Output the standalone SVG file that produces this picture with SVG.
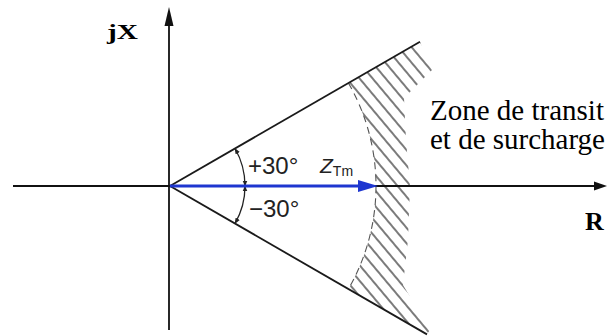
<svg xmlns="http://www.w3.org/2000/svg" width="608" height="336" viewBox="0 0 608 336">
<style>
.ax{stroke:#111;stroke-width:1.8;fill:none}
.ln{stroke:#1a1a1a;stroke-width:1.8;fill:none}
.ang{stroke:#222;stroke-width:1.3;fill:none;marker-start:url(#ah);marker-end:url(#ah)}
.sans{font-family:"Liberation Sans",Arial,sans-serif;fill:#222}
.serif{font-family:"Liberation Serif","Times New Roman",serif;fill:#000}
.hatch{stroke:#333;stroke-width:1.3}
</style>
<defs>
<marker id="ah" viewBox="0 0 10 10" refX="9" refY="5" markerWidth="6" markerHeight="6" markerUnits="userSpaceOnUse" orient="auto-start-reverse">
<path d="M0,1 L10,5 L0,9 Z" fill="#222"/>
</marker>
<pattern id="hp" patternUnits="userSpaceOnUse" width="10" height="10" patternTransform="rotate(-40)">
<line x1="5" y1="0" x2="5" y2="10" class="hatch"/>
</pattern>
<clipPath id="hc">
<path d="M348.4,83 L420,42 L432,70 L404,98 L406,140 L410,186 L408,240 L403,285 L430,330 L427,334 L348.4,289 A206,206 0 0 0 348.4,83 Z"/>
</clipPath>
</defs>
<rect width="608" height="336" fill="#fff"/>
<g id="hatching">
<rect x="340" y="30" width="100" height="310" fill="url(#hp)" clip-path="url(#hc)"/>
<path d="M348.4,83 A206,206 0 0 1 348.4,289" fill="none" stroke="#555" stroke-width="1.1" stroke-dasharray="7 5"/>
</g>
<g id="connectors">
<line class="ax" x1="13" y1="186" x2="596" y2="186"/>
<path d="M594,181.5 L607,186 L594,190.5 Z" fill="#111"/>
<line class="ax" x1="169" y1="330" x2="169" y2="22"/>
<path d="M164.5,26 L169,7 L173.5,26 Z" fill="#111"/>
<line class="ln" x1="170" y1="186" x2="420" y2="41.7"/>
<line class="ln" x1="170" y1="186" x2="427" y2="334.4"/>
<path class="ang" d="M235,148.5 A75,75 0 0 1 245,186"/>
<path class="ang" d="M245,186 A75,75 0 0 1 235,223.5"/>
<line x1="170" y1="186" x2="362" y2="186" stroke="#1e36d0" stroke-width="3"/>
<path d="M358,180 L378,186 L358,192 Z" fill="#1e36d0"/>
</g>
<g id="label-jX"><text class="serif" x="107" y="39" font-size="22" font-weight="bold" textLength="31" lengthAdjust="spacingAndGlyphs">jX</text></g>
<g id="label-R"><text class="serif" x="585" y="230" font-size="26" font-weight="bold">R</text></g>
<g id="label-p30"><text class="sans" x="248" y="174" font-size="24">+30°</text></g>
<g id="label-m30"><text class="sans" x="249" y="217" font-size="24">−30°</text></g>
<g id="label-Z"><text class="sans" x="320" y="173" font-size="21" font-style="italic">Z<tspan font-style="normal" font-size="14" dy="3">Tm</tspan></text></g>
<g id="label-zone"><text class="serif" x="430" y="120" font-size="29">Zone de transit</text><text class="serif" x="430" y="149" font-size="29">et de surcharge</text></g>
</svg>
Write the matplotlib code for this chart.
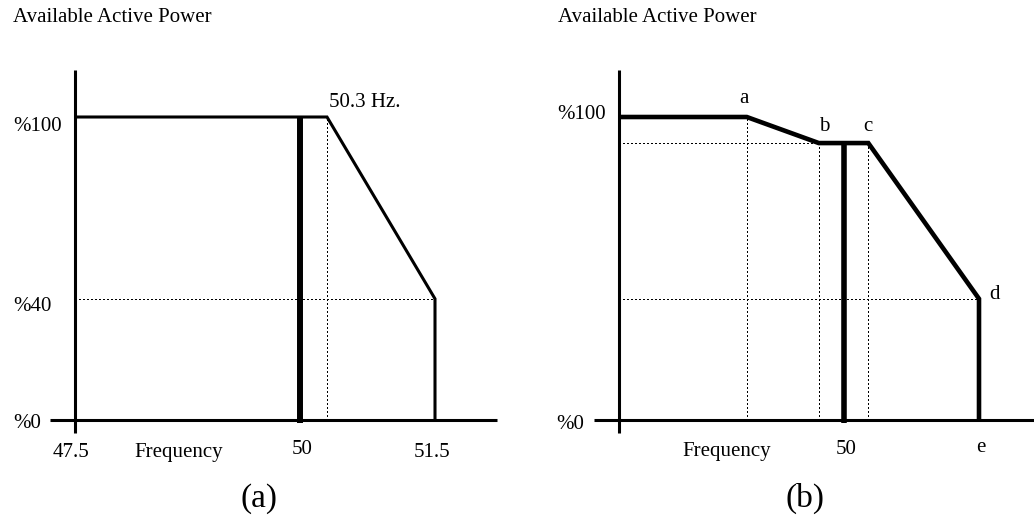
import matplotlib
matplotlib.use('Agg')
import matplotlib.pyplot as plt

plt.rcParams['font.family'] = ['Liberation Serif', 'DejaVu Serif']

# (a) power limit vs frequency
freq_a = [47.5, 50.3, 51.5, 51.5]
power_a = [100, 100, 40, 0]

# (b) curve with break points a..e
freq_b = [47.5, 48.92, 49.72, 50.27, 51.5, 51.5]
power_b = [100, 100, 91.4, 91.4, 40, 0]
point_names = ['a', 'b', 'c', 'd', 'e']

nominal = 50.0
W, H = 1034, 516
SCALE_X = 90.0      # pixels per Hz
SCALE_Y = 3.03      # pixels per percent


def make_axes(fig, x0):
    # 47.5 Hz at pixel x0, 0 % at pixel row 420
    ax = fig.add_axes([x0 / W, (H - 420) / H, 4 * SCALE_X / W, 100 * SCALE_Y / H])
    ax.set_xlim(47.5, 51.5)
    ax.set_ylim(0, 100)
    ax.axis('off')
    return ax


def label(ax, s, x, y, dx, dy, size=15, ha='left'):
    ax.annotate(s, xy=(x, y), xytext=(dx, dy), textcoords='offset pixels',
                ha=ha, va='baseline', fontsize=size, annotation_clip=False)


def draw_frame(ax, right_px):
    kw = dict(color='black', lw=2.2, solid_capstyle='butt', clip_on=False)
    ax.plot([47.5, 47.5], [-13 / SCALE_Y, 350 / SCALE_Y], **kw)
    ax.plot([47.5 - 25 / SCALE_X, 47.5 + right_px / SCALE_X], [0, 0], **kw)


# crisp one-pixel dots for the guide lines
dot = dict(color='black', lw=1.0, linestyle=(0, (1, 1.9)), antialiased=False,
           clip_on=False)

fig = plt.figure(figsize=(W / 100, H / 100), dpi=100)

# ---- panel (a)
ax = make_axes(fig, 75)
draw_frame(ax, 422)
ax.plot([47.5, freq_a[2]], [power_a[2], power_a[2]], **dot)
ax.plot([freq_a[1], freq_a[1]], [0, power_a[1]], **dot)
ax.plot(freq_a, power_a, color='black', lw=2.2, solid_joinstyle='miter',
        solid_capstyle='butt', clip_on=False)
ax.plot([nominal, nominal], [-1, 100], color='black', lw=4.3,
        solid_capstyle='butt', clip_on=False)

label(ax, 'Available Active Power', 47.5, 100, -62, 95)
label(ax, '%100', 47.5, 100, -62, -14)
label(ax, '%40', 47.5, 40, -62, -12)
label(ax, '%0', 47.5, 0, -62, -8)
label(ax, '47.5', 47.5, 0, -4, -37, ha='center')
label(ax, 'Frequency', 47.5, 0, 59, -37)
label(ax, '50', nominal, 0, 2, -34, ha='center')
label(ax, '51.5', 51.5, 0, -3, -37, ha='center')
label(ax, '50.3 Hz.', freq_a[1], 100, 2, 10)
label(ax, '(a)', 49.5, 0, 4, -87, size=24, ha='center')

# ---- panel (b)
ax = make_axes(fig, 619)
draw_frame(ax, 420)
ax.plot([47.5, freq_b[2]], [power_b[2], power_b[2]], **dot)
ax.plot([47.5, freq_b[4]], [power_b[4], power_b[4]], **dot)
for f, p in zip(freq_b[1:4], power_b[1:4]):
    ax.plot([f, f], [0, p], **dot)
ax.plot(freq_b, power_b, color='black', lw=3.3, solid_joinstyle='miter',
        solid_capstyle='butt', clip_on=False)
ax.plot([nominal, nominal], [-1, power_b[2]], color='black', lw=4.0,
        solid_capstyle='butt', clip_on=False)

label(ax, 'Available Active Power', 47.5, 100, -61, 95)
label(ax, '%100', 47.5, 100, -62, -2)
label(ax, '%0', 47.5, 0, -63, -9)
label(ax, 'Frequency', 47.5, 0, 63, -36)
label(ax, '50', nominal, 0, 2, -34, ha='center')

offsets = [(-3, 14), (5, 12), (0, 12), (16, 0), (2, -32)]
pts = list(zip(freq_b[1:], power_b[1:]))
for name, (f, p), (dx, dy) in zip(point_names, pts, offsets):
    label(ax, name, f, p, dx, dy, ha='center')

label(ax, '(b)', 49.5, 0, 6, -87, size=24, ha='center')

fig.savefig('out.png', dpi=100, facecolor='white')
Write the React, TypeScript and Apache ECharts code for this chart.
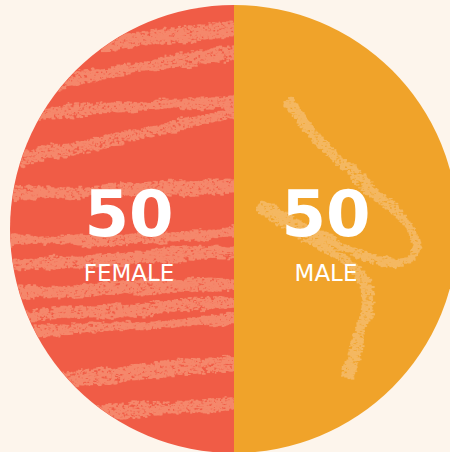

# # # # #

**WORK TO BE COMPLETED**
From the listing, extract all text exactly as given and drop any picture.

**WORKED ANSWER**
Output the standalone SVG file that produces this picture with SVG.
<svg xmlns="http://www.w3.org/2000/svg" width="608" height="336" viewBox="0 0 608 336">
<style>
.ax{stroke:#111;stroke-width:1.8;fill:none}
.ln{stroke:#1a1a1a;stroke-width:1.8;fill:none}
.ang{stroke:#222;stroke-width:1.3;fill:none;marker-start:url(#ah);marker-end:url(#ah)}
.sans{font-family:"Liberation Sans",Arial,sans-serif;fill:#222}
.serif{font-family:"Liberation Serif","Times New Roman",serif;fill:#000}
.hatch{stroke:#333;stroke-width:1.3}
</style>
<defs>
<marker id="ah" viewBox="0 0 10 10" refX="9" refY="5" markerWidth="6" markerHeight="6" markerUnits="userSpaceOnUse" orient="auto-start-reverse">
<path d="M0,1 L10,5 L0,9 Z" fill="#222"/>
</marker>
<pattern id="hp" patternUnits="userSpaceOnUse" width="10" height="10" patternTransform="rotate(-40)">
<line x1="5" y1="0" x2="5" y2="10" class="hatch"/>
</pattern>
<clipPath id="hc">
<path d="M348.4,83 L420,42 L432,70 L404,98 L406,140 L410,186 L408,240 L403,285 L430,330 L427,334 L348.4,289 A206,206 0 0 0 348.4,83 Z"/>
</clipPath>
</defs>
<rect width="608" height="336" fill="#fff"/>
<g id="hatching">
<rect x="340" y="30" width="100" height="310" fill="url(#hp)" clip-path="url(#hc)"/>
<path d="M348.4,83 A206,206 0 0 1 348.4,289" fill="none" stroke="#555" stroke-width="1.1" stroke-dasharray="7 5"/>
</g>
<g id="connectors">
<line class="ax" x1="13" y1="186" x2="596" y2="186"/>
<path d="M594,181.5 L607,186 L594,190.5 Z" fill="#111"/>
<line class="ax" x1="169" y1="330" x2="169" y2="22"/>
<path d="M164.5,26 L169,7 L173.5,26 Z" fill="#111"/>
<line class="ln" x1="170" y1="186" x2="420" y2="41.7"/>
<line class="ln" x1="170" y1="186" x2="427" y2="334.4"/>
<path class="ang" d="M235,148.5 A75,75 0 0 1 245,186"/>
<path class="ang" d="M245,186 A75,75 0 0 1 235,223.5"/>
<line x1="170" y1="186" x2="362" y2="186" stroke="#1e36d0" stroke-width="3"/>
<path d="M358,180 L378,186 L358,192 Z" fill="#1e36d0"/>
</g>
<g id="label-jX"><text class="serif" x="107" y="39" font-size="22" font-weight="bold" textLength="31" lengthAdjust="spacingAndGlyphs">jX</text></g>
<g id="label-R"><text class="serif" x="585" y="230" font-size="26" font-weight="bold">R</text></g>
<g id="label-p30"><text class="sans" x="248" y="174" font-size="24">+30°</text></g>
<g id="label-m30"><text class="sans" x="249" y="217" font-size="24">−30°</text></g>
<g id="label-Z"><text class="sans" x="320" y="173" font-size="21" font-style="italic">Z<tspan font-style="normal" font-size="14" dy="3">Tm</tspan></text></g>
<g id="label-zone"><text class="serif" x="430" y="120" font-size="29">Zone de transit</text><text class="serif" x="430" y="149" font-size="29">et de surcharge</text></g>
</svg>
Write the matplotlib code for this chart.
import matplotlib
matplotlib.use('Agg')
import matplotlib.pyplot as plt

plt.rcParams['font.family'] = ['Liberation Serif', 'DejaVu Serif']

# (a) power limit vs frequency
freq_a = [47.5, 50.3, 51.5, 51.5]
power_a = [100, 100, 40, 0]

# (b) curve with break points a..e
freq_b = [47.5, 48.92, 49.72, 50.27, 51.5, 51.5]
power_b = [100, 100, 91.4, 91.4, 40, 0]
point_names = ['a', 'b', 'c', 'd', 'e']

nominal = 50.0
W, H = 1034, 516
SCALE_X = 90.0      # pixels per Hz
SCALE_Y = 3.03      # pixels per percent


def make_axes(fig, x0):
    # 47.5 Hz at pixel x0, 0 % at pixel row 420
    ax = fig.add_axes([x0 / W, (H - 420) / H, 4 * SCALE_X / W, 100 * SCALE_Y / H])
    ax.set_xlim(47.5, 51.5)
    ax.set_ylim(0, 100)
    ax.axis('off')
    return ax


def label(ax, s, x, y, dx, dy, size=15, ha='left'):
    ax.annotate(s, xy=(x, y), xytext=(dx, dy), textcoords='offset pixels',
                ha=ha, va='baseline', fontsize=size, annotation_clip=False)


def draw_frame(ax, right_px):
    kw = dict(color='black', lw=2.2, solid_capstyle='butt', clip_on=False)
    ax.plot([47.5, 47.5], [-13 / SCALE_Y, 350 / SCALE_Y], **kw)
    ax.plot([47.5 - 25 / SCALE_X, 47.5 + right_px / SCALE_X], [0, 0], **kw)


# crisp one-pixel dots for the guide lines
dot = dict(color='black', lw=1.0, linestyle=(0, (1, 1.9)), antialiased=False,
           clip_on=False)

fig = plt.figure(figsize=(W / 100, H / 100), dpi=100)

# ---- panel (a)
ax = make_axes(fig, 75)
draw_frame(ax, 422)
ax.plot([47.5, freq_a[2]], [power_a[2], power_a[2]], **dot)
ax.plot([freq_a[1], freq_a[1]], [0, power_a[1]], **dot)
ax.plot(freq_a, power_a, color='black', lw=2.2, solid_joinstyle='miter',
        solid_capstyle='butt', clip_on=False)
ax.plot([nominal, nominal], [-1, 100], color='black', lw=4.3,
        solid_capstyle='butt', clip_on=False)

label(ax, 'Available Active Power', 47.5, 100, -62, 95)
label(ax, '%100', 47.5, 100, -62, -14)
label(ax, '%40', 47.5, 40, -62, -12)
label(ax, '%0', 47.5, 0, -62, -8)
label(ax, '47.5', 47.5, 0, -4, -37, ha='center')
label(ax, 'Frequency', 47.5, 0, 59, -37)
label(ax, '50', nominal, 0, 2, -34, ha='center')
label(ax, '51.5', 51.5, 0, -3, -37, ha='center')
label(ax, '50.3 Hz.', freq_a[1], 100, 2, 10)
label(ax, '(a)', 49.5, 0, 4, -87, size=24, ha='center')

# ---- panel (b)
ax = make_axes(fig, 619)
draw_frame(ax, 420)
ax.plot([47.5, freq_b[2]], [power_b[2], power_b[2]], **dot)
ax.plot([47.5, freq_b[4]], [power_b[4], power_b[4]], **dot)
for f, p in zip(freq_b[1:4], power_b[1:4]):
    ax.plot([f, f], [0, p], **dot)
ax.plot(freq_b, power_b, color='black', lw=3.3, solid_joinstyle='miter',
        solid_capstyle='butt', clip_on=False)
ax.plot([nominal, nominal], [-1, power_b[2]], color='black', lw=4.0,
        solid_capstyle='butt', clip_on=False)

label(ax, 'Available Active Power', 47.5, 100, -61, 95)
label(ax, '%100', 47.5, 100, -62, -2)
label(ax, '%0', 47.5, 0, -63, -9)
label(ax, 'Frequency', 47.5, 0, 63, -36)
label(ax, '50', nominal, 0, 2, -34, ha='center')

offsets = [(-3, 14), (5, 12), (0, 12), (16, 0), (2, -32)]
pts = list(zip(freq_b[1:], power_b[1:]))
for name, (f, p), (dx, dy) in zip(point_names, pts, offsets):
    label(ax, name, f, p, dx, dy, ha='center')

label(ax, '(b)', 49.5, 0, 6, -87, size=24, ha='center')

fig.savefig('out.png', dpi=100, facecolor='white')
Write the React, TypeScript and Apache ECharts code for this chart.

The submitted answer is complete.